An electoral alliance has announced it is withdrawing its candidates from the second phase of the House of Representatives' elections slated for November 23, citing several breaches and media biases.
Nedaa Masr (Egypt’s Call), a coalition of independent, lower-profile, self-proclaimed revolutionary groups, said on Saturday that it was withdrawing all of its 50 candidates for individual seats in Cairo and boycotting all electoral procedures.
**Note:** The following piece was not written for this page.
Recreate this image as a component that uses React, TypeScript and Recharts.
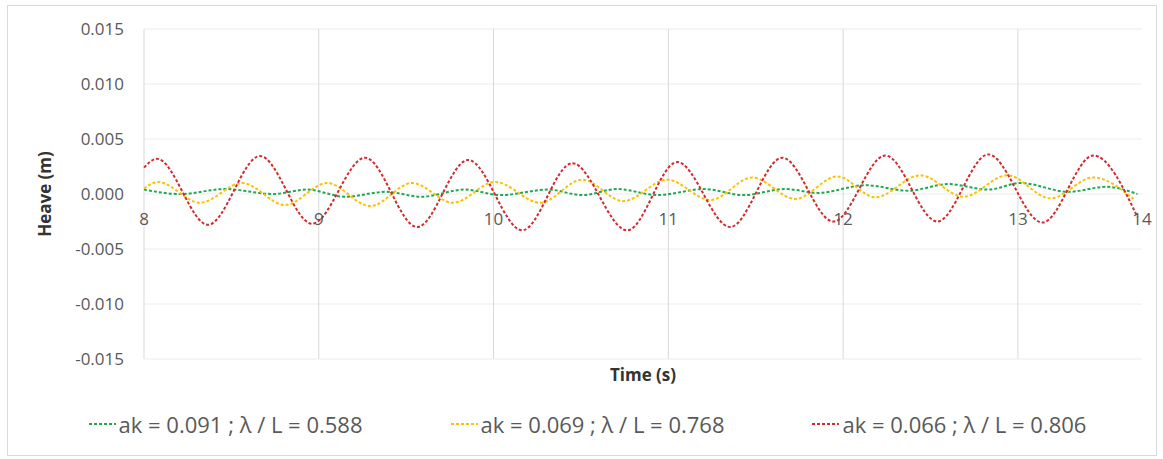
import React from 'react';
import { LineChart, Line, XAxis, YAxis, CartesianGrid, ReferenceLine, ReferenceDot, Legend } from 'recharts';

const FONT = '"Open Sans", "Liberation Sans", sans-serif';

const greenTime = [8.0, 8.206, 8.464, 8.738, 8.933, 9.151, 9.385, 9.586, 9.837, 10.038, 10.313, 10.507, 10.708, 10.937, 11.206, 11.429, 11.669, 11.858, 12.127, 12.373, 12.602, 12.831, 13.014, 13.289, 13.507, 13.684];
const greenHeave = [0.0004, 0.0, 0.00045, 0.0, 0.0004, -0.00025, 0.0002, -0.00025, 0.0004, -0.0001, 0.0004, -0.0001, 0.00045, -0.0001, 0.00045, -0.0001, 0.00045, 0.0001, 0.0008, 0.0003, 0.0009, 0.0004, 0.001, 0.0002, 0.00065, 0.0];

const yellowTime = [8.0, 8.08, 8.321, 8.561, 8.807, 9.048, 9.294, 9.534, 9.769, 10.009, 10.267, 10.507, 10.742, 10.994, 11.24, 11.48, 11.726, 11.967, 12.184, 12.442, 12.688, 12.94, 13.186, 13.432, 13.661];
const yellowHeave = [0.0005, 0.0011, -0.0008, 0.001, -0.001, 0.001, -0.0011, 0.001, -0.0008, 0.0011, -0.0008, 0.0013, -0.00065, 0.0013, -0.00055, 0.0015, -0.00045, 0.0016, -0.0003, 0.0017, -0.00025, 0.0017, -0.0004, 0.0015, -0.00045];

const redTime = [8.0, 8.074, 8.366, 8.664, 8.962, 9.265, 9.563, 9.855, 10.164, 10.45, 10.765, 11.051, 11.354, 11.652, 11.944, 12.242, 12.539, 12.831, 13.14, 13.432, 13.684];
const redHeave = [0.0024, 0.0032, -0.0028, 0.00345, -0.0027, 0.0033, -0.003, 0.0031, -0.0033, 0.0028, -0.0033, 0.0029, -0.003, 0.0033, -0.0025, 0.0035, -0.0025, 0.0036, -0.0026, 0.0035, -0.0021];

const seriesNames = ['ak = 0.091 ; λ / L = 0.588', 'ak = 0.069 ; λ / L = 0.768', 'ak = 0.066 ; λ / L = 0.806'];
const seriesColors = ['#1FA84F', '#FFC000', '#D42A2A'];

const yTicks = [-0.015, -0.01, -0.005, 0, 0.005, 0.01, 0.015];
const xTicks = [8, 9, 10, 11, 12, 13];
const xLabels = ['8', '9', '10', '11', '12', '13', '14'];
const xEnd = 13.71;

const toPoints = (time: number[], heave: number[]) => time.map((t, i) => ({ t, h: heave[i] }));

const series = [
  toPoints(greenTime, greenHeave),
  toPoints(yellowTime, yellowHeave),
  toPoints(redTime, redHeave),
];

/* legend drawn like the Excel one: dotted sample + label */
const LegendContent = () => (
  <div style={{ display: 'flex', justifyContent: 'center', alignItems: 'center', gap: 88, height: 60, paddingLeft: 12, paddingTop: 6, boxSizing: 'border-box', fontFamily: FONT, fontSize: 22, color: '#595959' }}>
    {seriesNames.map((n, i) => (
      <div key={n} style={{ display: 'flex', alignItems: 'center' }}>
        <svg width={27} height={4}>
          <line x1={0} y1={2} x2={27} y2={2} stroke={seriesColors[i]} strokeWidth={2} strokeDasharray="3 2" />
        </svg>
        <span style={{ marginLeft: 3 }}>{n}</span>
      </div>
    ))}
  </div>
);

const App = () => {
  return (
    <div style={{ position: 'absolute', left: 0, top: 0, width: 1163, height: 459, background: '#fff' }}>
      <div style={{ position: 'absolute', left: 7, top: 5, width: 1150, height: 451, border: '1px solid #d9d9d9', boxSizing: 'border-box' }} />
      <LineChart width={1163} height={459} margin={{ top: 29, right: 21, left: 14, bottom: 8 }}>
        <CartesianGrid vertical={false} stroke="#ececec" />
        {xTicks.map((t) => (
          <ReferenceLine key={t} x={t} stroke="#d9d9d9" />
        ))}
        <XAxis
          dataKey="t"
          type="number"
          domain={[8, xEnd]}
          ticks={xTicks}
          tick={false}
          axisLine={false}
          tickLine={false}
          height={32}
          label={{ value: 'Time (s)', position: 'center', fill: '#333', fontSize: 17, fontWeight: 'bold', fontFamily: FONT }}
        />
        <YAxis
          type="number"
          domain={[-0.015, 0.015]}
          ticks={yTicks}
          tickFormatter={(v: number) => v.toFixed(3)}
          width={130}
          axisLine={false}
          tickLine={false}
          tickSize={8}
          tickMargin={12}
          tick={{ fill: '#595959', fontSize: 17, fontFamily: FONT }}
          label={{ value: 'Heave (m)', angle: -90, position: 'center', dx: -34, fill: '#333', fontSize: 17, fontWeight: 'bold', fontFamily: FONT }}
        />
        {series.map((d, i) => (
          <Line
            key={seriesNames[i]}
            data={d}
            dataKey="h"
            name={seriesNames[i]}
            type="monotone"
            stroke={seriesColors[i]}
            strokeWidth={2}
            strokeDasharray="3 2"
            dot={false}
            activeDot={false}
            isAnimationActive={false}
          />
        ))}
        {xLabels.map((lab, i) => (
          <ReferenceDot
            key={lab}
            x={i < xTicks.length ? xTicks[i] : xEnd}
            y={0}
            r={0}
            fill="none"
            stroke="none"
            label={{ value: lab, position: 'bottom', offset: 19, fill: '#595959', fontSize: 17, fontFamily: FONT }}
          />
        ))}
        <Legend verticalAlign="bottom" height={60} wrapperStyle={{ left: 0, width: 1163 }} content={<LegendContent />} />
      </LineChart>
    </div>
  );
};

export default App;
It also said it was going to challenge the results of the first stage of polls, which ended on October 19.
The first stage of elections saw a widely-predicted, major victory by the For the Love of Egypt list, a pro-government coalition of public figures and political parties led by former intelligence official Sameh Seif al-Yazal.
Nedaa Masr’s general coordinator, Tarek Zeidan, told Al-Masry Al-Youm that the coalition made the decision to withdraw after witnessing “a string of breaches and the intervention of political funds in the first stage of elections.”
Zeidan pointed to the dismissal of coalition observers from several polling stations, as well as missing vote counting registers in others. “In the Samalut precinct [Minya], where 96,000 valid votes were registered, electoral lists won 126,000 votes, which means there had been flagrant rigging,” Zeidan stated.
He also suggested that elections in Upper Egypt were influenced by sectarian polarization which, he said, prompted voters to abstain from attending the polls.
Just over 26 percent of registered voters attended the first phase of elections, according to the High Elections Commission.